Do this:
Only the pictures are omitted; repeat all other data exactly.

** Start Available data **

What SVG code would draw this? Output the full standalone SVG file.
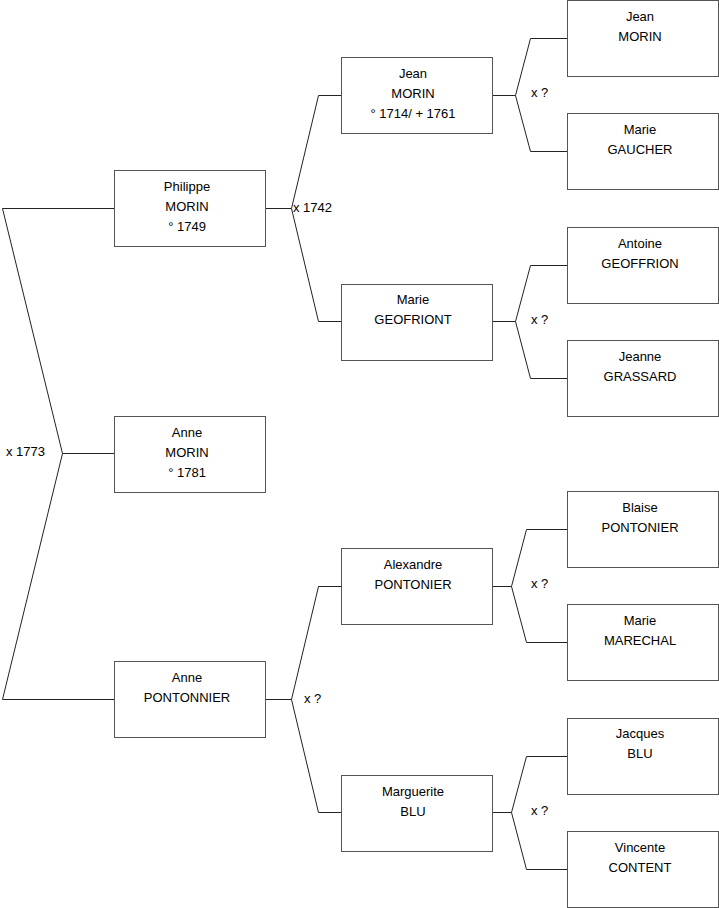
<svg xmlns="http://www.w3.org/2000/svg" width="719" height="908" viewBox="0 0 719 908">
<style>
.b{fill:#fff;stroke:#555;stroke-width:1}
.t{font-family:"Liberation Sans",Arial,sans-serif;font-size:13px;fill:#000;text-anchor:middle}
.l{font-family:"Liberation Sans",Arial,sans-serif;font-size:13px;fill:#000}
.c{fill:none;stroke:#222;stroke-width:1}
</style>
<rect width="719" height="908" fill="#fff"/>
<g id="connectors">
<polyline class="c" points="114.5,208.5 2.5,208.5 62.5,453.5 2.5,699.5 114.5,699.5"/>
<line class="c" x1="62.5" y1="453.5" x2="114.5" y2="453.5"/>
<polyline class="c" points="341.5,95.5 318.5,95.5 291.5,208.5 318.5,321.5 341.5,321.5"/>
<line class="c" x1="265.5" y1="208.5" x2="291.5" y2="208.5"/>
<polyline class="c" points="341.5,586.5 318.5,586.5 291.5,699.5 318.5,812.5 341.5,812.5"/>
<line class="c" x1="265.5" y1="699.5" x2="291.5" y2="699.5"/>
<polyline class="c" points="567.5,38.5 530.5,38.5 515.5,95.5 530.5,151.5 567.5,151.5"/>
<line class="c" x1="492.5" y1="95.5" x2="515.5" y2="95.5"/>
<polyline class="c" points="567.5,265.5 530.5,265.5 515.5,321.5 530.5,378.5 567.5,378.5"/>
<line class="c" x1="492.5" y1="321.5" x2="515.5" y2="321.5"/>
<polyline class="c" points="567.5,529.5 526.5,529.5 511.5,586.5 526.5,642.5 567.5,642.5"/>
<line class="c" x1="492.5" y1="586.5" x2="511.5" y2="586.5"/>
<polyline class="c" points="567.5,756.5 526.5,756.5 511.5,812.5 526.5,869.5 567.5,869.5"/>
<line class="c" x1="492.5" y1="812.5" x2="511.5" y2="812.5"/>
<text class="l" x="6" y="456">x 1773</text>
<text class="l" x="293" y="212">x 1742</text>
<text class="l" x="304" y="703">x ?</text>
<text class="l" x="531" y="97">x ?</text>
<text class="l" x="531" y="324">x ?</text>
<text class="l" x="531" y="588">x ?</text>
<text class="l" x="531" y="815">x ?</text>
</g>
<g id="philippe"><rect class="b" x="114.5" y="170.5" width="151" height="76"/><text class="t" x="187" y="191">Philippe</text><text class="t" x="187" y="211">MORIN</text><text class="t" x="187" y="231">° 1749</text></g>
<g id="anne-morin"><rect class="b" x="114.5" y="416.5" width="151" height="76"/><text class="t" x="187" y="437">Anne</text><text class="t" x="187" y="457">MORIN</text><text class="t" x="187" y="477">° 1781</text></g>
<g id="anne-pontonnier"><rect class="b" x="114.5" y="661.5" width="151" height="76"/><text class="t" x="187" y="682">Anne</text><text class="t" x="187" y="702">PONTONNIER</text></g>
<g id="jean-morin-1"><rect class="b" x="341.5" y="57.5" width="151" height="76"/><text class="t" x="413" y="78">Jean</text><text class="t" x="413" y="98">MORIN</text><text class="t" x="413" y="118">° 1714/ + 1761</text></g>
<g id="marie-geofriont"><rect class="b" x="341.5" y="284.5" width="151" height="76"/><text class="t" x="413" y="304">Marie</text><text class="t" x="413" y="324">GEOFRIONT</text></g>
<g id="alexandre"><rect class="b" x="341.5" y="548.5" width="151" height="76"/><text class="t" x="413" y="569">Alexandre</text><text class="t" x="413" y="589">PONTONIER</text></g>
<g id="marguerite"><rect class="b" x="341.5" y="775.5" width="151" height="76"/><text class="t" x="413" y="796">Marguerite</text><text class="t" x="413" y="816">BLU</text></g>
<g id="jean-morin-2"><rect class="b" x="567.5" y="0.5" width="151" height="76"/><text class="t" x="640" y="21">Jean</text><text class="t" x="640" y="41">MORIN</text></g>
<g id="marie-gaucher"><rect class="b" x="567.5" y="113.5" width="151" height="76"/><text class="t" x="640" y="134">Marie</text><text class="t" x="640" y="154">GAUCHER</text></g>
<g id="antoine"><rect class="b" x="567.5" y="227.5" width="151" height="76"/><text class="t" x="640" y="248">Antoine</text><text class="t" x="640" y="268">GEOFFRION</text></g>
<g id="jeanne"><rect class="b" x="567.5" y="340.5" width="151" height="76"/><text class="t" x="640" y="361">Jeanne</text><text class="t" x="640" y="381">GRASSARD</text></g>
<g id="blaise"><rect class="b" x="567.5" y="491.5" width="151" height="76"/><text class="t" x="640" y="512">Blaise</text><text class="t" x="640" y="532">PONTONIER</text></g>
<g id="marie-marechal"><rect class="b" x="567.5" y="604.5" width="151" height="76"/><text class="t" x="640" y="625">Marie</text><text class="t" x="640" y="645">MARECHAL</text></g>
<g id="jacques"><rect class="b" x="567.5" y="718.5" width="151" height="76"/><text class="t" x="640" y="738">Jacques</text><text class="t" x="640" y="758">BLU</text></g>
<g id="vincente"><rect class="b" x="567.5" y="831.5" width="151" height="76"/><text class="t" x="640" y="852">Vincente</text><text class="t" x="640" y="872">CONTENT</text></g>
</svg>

** End Available data **

Exercise answer:
What SVG code would draw this? Output the full standalone SVG file.
<svg xmlns="http://www.w3.org/2000/svg" width="719" height="908" viewBox="0 0 719 908">
<style>
.b{fill:#fff;stroke:#555;stroke-width:1}
.t{font-family:"Liberation Sans",Arial,sans-serif;font-size:13px;fill:#000;text-anchor:middle}
.l{font-family:"Liberation Sans",Arial,sans-serif;font-size:13px;fill:#000}
.c{fill:none;stroke:#222;stroke-width:1}
</style>
<rect width="719" height="908" fill="#fff"/>
<g id="connectors">
<polyline class="c" points="114.5,208.5 2.5,208.5 62.5,453.5 2.5,699.5 114.5,699.5"/>
<line class="c" x1="62.5" y1="453.5" x2="114.5" y2="453.5"/>
<polyline class="c" points="341.5,95.5 318.5,95.5 291.5,208.5 318.5,321.5 341.5,321.5"/>
<line class="c" x1="265.5" y1="208.5" x2="291.5" y2="208.5"/>
<polyline class="c" points="341.5,586.5 318.5,586.5 291.5,699.5 318.5,812.5 341.5,812.5"/>
<line class="c" x1="265.5" y1="699.5" x2="291.5" y2="699.5"/>
<polyline class="c" points="567.5,38.5 530.5,38.5 515.5,95.5 530.5,151.5 567.5,151.5"/>
<line class="c" x1="492.5" y1="95.5" x2="515.5" y2="95.5"/>
<polyline class="c" points="567.5,265.5 530.5,265.5 515.5,321.5 530.5,378.5 567.5,378.5"/>
<line class="c" x1="492.5" y1="321.5" x2="515.5" y2="321.5"/>
<polyline class="c" points="567.5,529.5 526.5,529.5 511.5,586.5 526.5,642.5 567.5,642.5"/>
<line class="c" x1="492.5" y1="586.5" x2="511.5" y2="586.5"/>
<polyline class="c" points="567.5,756.5 526.5,756.5 511.5,812.5 526.5,869.5 567.5,869.5"/>
<line class="c" x1="492.5" y1="812.5" x2="511.5" y2="812.5"/>
<text class="l" x="6" y="456">x 1773</text>
<text class="l" x="293" y="212">x 1742</text>
<text class="l" x="304" y="703">x ?</text>
<text class="l" x="531" y="97">x ?</text>
<text class="l" x="531" y="324">x ?</text>
<text class="l" x="531" y="588">x ?</text>
<text class="l" x="531" y="815">x ?</text>
</g>
<g id="philippe"><rect class="b" x="114.5" y="170.5" width="151" height="76"/><text class="t" x="187" y="191">Philippe</text><text class="t" x="187" y="211">MORIN</text><text class="t" x="187" y="231">° 1749</text></g>
<g id="anne-morin"><rect class="b" x="114.5" y="416.5" width="151" height="76"/><text class="t" x="187" y="437">Anne</text><text class="t" x="187" y="457">MORIN</text><text class="t" x="187" y="477">° 1781</text></g>
<g id="anne-pontonnier"><rect class="b" x="114.5" y="661.5" width="151" height="76"/><text class="t" x="187" y="682">Anne</text><text class="t" x="187" y="702">PONTONNIER</text></g>
<g id="jean-morin-1"><rect class="b" x="341.5" y="57.5" width="151" height="76"/><text class="t" x="413" y="78">Jean</text><text class="t" x="413" y="98">MORIN</text><text class="t" x="413" y="118">° 1714/ + 1761</text></g>
<g id="marie-geofriont"><rect class="b" x="341.5" y="284.5" width="151" height="76"/><text class="t" x="413" y="304">Marie</text><text class="t" x="413" y="324">GEOFRIONT</text></g>
<g id="alexandre"><rect class="b" x="341.5" y="548.5" width="151" height="76"/><text class="t" x="413" y="569">Alexandre</text><text class="t" x="413" y="589">PONTONIER</text></g>
<g id="marguerite"><rect class="b" x="341.5" y="775.5" width="151" height="76"/><text class="t" x="413" y="796">Marguerite</text><text class="t" x="413" y="816">BLU</text></g>
<g id="jean-morin-2"><rect class="b" x="567.5" y="0.5" width="151" height="76"/><text class="t" x="640" y="21">Jean</text><text class="t" x="640" y="41">MORIN</text></g>
<g id="marie-gaucher"><rect class="b" x="567.5" y="113.5" width="151" height="76"/><text class="t" x="640" y="134">Marie</text><text class="t" x="640" y="154">GAUCHER</text></g>
<g id="antoine"><rect class="b" x="567.5" y="227.5" width="151" height="76"/><text class="t" x="640" y="248">Antoine</text><text class="t" x="640" y="268">GEOFFRION</text></g>
<g id="jeanne"><rect class="b" x="567.5" y="340.5" width="151" height="76"/><text class="t" x="640" y="361">Jeanne</text><text class="t" x="640" y="381">GRASSARD</text></g>
<g id="blaise"><rect class="b" x="567.5" y="491.5" width="151" height="76"/><text class="t" x="640" y="512">Blaise</text><text class="t" x="640" y="532">PONTONIER</text></g>
<g id="marie-marechal"><rect class="b" x="567.5" y="604.5" width="151" height="76"/><text class="t" x="640" y="625">Marie</text><text class="t" x="640" y="645">MARECHAL</text></g>
<g id="jacques"><rect class="b" x="567.5" y="718.5" width="151" height="76"/><text class="t" x="640" y="738">Jacques</text><text class="t" x="640" y="758">BLU</text></g>
<g id="vincente"><rect class="b" x="567.5" y="831.5" width="151" height="76"/><text class="t" x="640" y="852">Vincente</text><text class="t" x="640" y="872">CONTENT</text></g>
</svg>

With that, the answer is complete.